As HP builds its case against Oracle over the Itanium platform, it has published more than 100 Oracle customer complaints — with contact information and all.
Written by Rachel King, Contributor

As HP builds its case against Oracle over the Itanium platform, it has published more than 100 Oracle customer complaints — with contact information and all.

It's been a haphazard week for the security of personal data, with major leaks at LinkedIn and now Last.fm.

You can add some probably now-unhappy Oracle customers to that list, thanks to some legal documents that have popped up in the hardware giant's legal battle against Hewlett-Packard.

As reported by Wired, Oracle received "hundreds of complaints" from customers after the Redwood Shores, California-based company announced that it would be discontinuing support for the Itanium processor, making a lot of HP databases rather useless. In a nutshell, that's what started this whole lawsuit in the first place last June.

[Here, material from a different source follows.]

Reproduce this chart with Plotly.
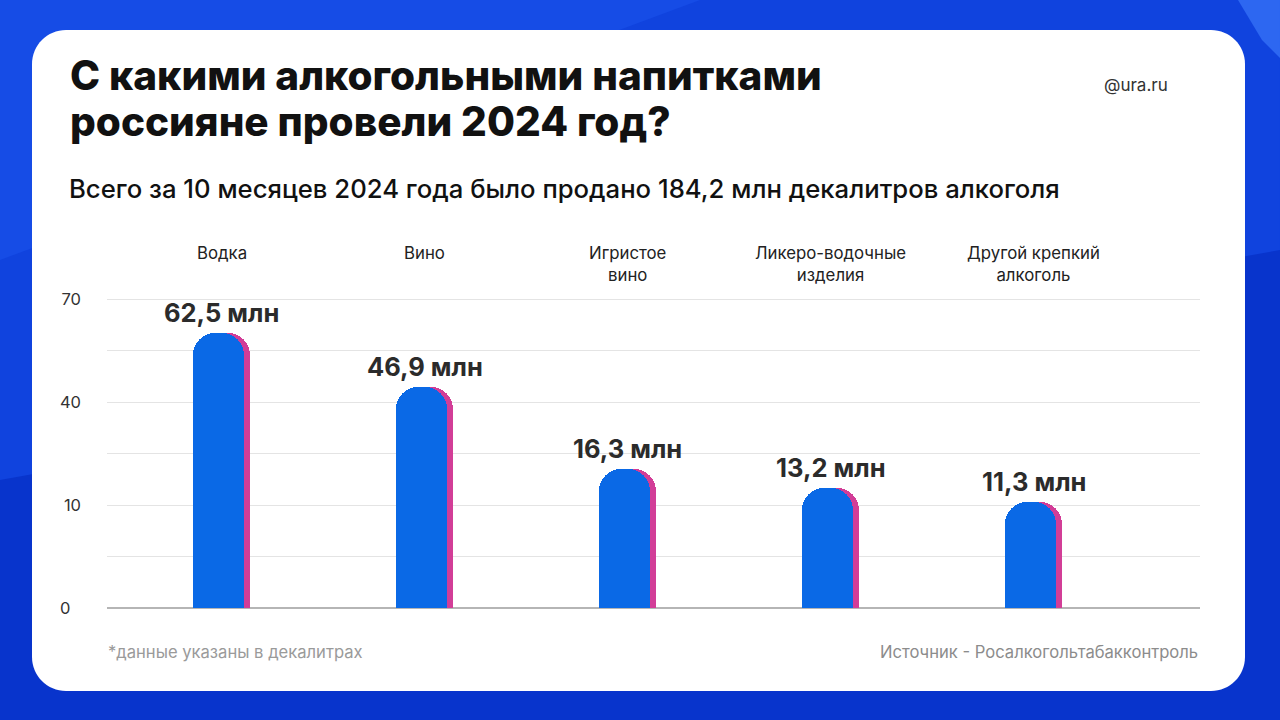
import plotly.graph_objects as go

# ---------------- data ----------------
categories = ["Водка", "Вино", "Игристое вино", "Ликеро-водочные изделия", "Другой крепкий алкоголь"]
category_labels = ["Водка", "Вино", "Игристое<br>вино", "Ликеро-водочные<br>изделия", "Другой крепкий<br>алкоголь"]
volumes_mln = [62.5, 46.9, 16.3, 13.2, 11.3]          # value labels (млн декалитров)
bar_axis_values = [60.1, 44.5, 20.5, 15.0, 11.0]        # bar tops as read against the chart's axis
axis_tick_values = [0, 10, 40, 70]
axis_tick_labels = ["0\u2007", "10", "40", "70"]

title_lines = ["С какими алкогольными напитками", "россияне провели 2024 год?"]
subtitle_text = "Всего за 10 месяцев 2024 года было продано 184,2 млн декалитров алкоголя"
footnote_text = "*данные указаны в декалитрах"
source_text = "Источник - Росалкогольтабакконтроль"
brand_text = "@ura.ru"

# ---------------- layout geometry ----------------
W, H = 1280, 720
L, R, T, B = 107, 80, 298, 112
PW, PH = W - L - R, H - T - B


def px2x(px):
    return (px - L) / PW


def py2y(py):
    return (H - B - py) / PH


# the chart's axis is piecewise linear: equal spacing between 0, 10, 40, 70
def axis_pos(v):
    for i in range(len(axis_tick_values) - 1):
        a, b = axis_tick_values[i], axis_tick_values[i + 1]
        if v <= b or i == len(axis_tick_values) - 2:
            return 2 * i + 2 * (v - a) / (b - a)


bar_pos = [axis_pos(v) for v in bar_axis_values]
major = [axis_pos(v) for v in axis_tick_values]
tickvals, ticktext = [], []
for i, m in enumerate(major):
    tickvals.append(m)
    ticktext.append(axis_tick_labels[i])
    if i < len(major) - 1:
        tickvals.append((m + major[i + 1]) / 2)
        ticktext.append("")

FONT = "Inter"
BLUE = "#0a69e6"
SHADOW = "#d23d97"
bw = 0.2512
shift = 0.0296

fig = go.Figure()
fig.add_trace(go.Bar(
    x=categories, y=bar_pos, width=bw, offset=-bw / 2 + shift,
    marker=dict(color=SHADOW, cornerradius=22, line=dict(width=0)),
    hoverinfo="skip", showlegend=False,
))
fig.add_trace(go.Bar(
    x=categories, y=bar_pos, width=bw, offset=-bw / 2,
    marker=dict(color=BLUE, cornerradius=22, line=dict(width=0)),
    customdata=volumes_mln, hovertemplate="%{x}: %{customdata} млн<extra></extra>",
    showlegend=False,
))

annotations = []
for i, (c, v, yp) in enumerate(zip(categories, volumes_mln, bar_pos)):
    annotations.append(dict(
        x=i + 0.015, xref="x", y=yp, yref="y", yanchor="bottom", yshift=3,
        text=f"{v:.1f}".replace(".", ",") + " млн", showarrow=False,
        font=dict(family=FONT, size=25.5, color="#2b2b2b", weight=700),
    ))
    annotations.append(dict(
        x=i + 0.015, xref="x", y=py2y(241), yref="paper", yanchor="top",
        text=category_labels[i], showarrow=False,
        font=dict(family=FONT, size=16.8, color="#222222"),
    ))

for j, line in enumerate(title_lines):
    annotations.append(dict(
        x=px2x(68), y=py2y(49 + 46 * j), xref="paper", yref="paper", xanchor="left", yanchor="top",
        align="left", text=line, showarrow=False,
        font=dict(family=FONT, size=40.5, color="#111111", weight=800)))

annotations += [
    dict(x=px2x(67), y=py2y(171), xref="paper", yref="paper", xanchor="left", yanchor="top",
         align="left", text=subtitle_text, showarrow=False,
         font=dict(family=FONT, size=25.7, color="#111111", weight=500)),
    dict(x=px2x(1170), y=py2y(85), xref="paper", yref="paper", xanchor="right", yanchor="middle",
         text=brand_text, showarrow=False, font=dict(family=FONT, size=17, color="#333333")),
    dict(x=px2x(106), y=py2y(652), xref="paper", yref="paper", xanchor="left", yanchor="middle",
         text=footnote_text, showarrow=False, font=dict(family=FONT, size=16.6, color="#9a9a9a")),
    dict(x=px2x(1200), y=py2y(652), xref="paper", yref="paper", xanchor="right", yanchor="middle",
         text=source_text, showarrow=False, font=dict(family=FONT, size=16.6, color="#8c8c8c")),
]

# white rounded card
x0, y0, x1, y1, r = 32, 30, 1245, 691, 34
k = r * 0.5523


def P(px, py):
    return f"{px2x(px):.5f},{py2y(py):.5f}"


card_path = (
    f"M {P(x0 + r, y0)} L {P(x1 - r, y0)} "
    f"C {P(x1 - r + k, y0)} {P(x1, y0 + r - k)} {P(x1, y0 + r)} "
    f"L {P(x1, y1 - r)} "
    f"C {P(x1, y1 - r + k)} {P(x1 - r + k, y1)} {P(x1 - r, y1)} "
    f"L {P(x0 + r, y1)} "
    f"C {P(x0 + r - k, y1)} {P(x0, y1 - r + k)} {P(x0, y1 - r)} "
    f"L {P(x0, y0 + r)} "
    f"C {P(x0, y0 + r - k)} {P(x0 + r - k, y0)} {P(x0 + r, y0)} Z"
)

shapes = [
    dict(type="path", xref="paper", yref="paper", layer="below",
         path=f"M {P(0, 0)} L {P(1280, 0)} L {P(1280, 250)} L {P(0, 480)} Z",
         fillcolor="#1043de", line=dict(width=0)),
    dict(type="path", xref="paper", yref="paper", layer="below",
         path=f"M {P(0, 0)} L {P(700, 0)} L {P(0, 260)} Z",
         fillcolor="#164ce6", line=dict(width=0)),
    dict(type="path", xref="paper", yref="paper", layer="below",
         path=f"M {P(1238, 0)} L {P(1280, 0)} L {P(1280, 58)} L {P(1262, 40)} Z",
         fillcolor="#2d67f1", line=dict(width=0)),
    dict(type="path", xref="paper", yref="paper", layer="below", path=card_path,
         fillcolor="#ffffff", line=dict(width=0)),
]

fig.update_layout(
    width=W, height=H,
    margin=dict(l=L, r=R, t=T, b=B, pad=0),
    paper_bgcolor="#0834cc", plot_bgcolor="rgba(0,0,0,0)",
    barmode="overlay", bargap=0,
    font=dict(family=FONT),
    xaxis=dict(range=[-0.551, 4.833], showticklabels=False, showgrid=False,
               zeroline=False, showline=False, ticks="", fixedrange=True),
    yaxis=dict(range=[0, 6.02], tickmode="array", tickvals=tickvals, ticktext=ticktext,
               showgrid=True, gridcolor="#e4e4e4", gridwidth=1,
               zeroline=True, zerolinecolor="#b5b5b5", zerolinewidth=2,
               showline=False, ticks="", ticklabelstandoff=25,
               tickfont=dict(family=FONT, size=16.5, color="#333333"), fixedrange=True),
    annotations=annotations,
    shapes=shapes,
    showlegend=False,
)

fig.write_html("out.html", config={"displayModeBar": False})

But now, those customers might regret their inquiries for the sole reason that their contact information, including names, email addresses and phone numbers, is included in HP's repertoire of evidence. Thus, they can all be found online and available to the public.

Presumably, a lot of these requests are probably coming from business sources and customers, thus they probably don't include a lot of home addresses and personal mobile phone numbers. So, perhaps one could argue that a lot of this information is already available to the public, but now you can just deduce who is (or was) an Oracle customer using an HP server running on Itanium.

Nevertheless, no one likes it when their contact information is leaked anyway, so there are bound to be some unhappy clients right now.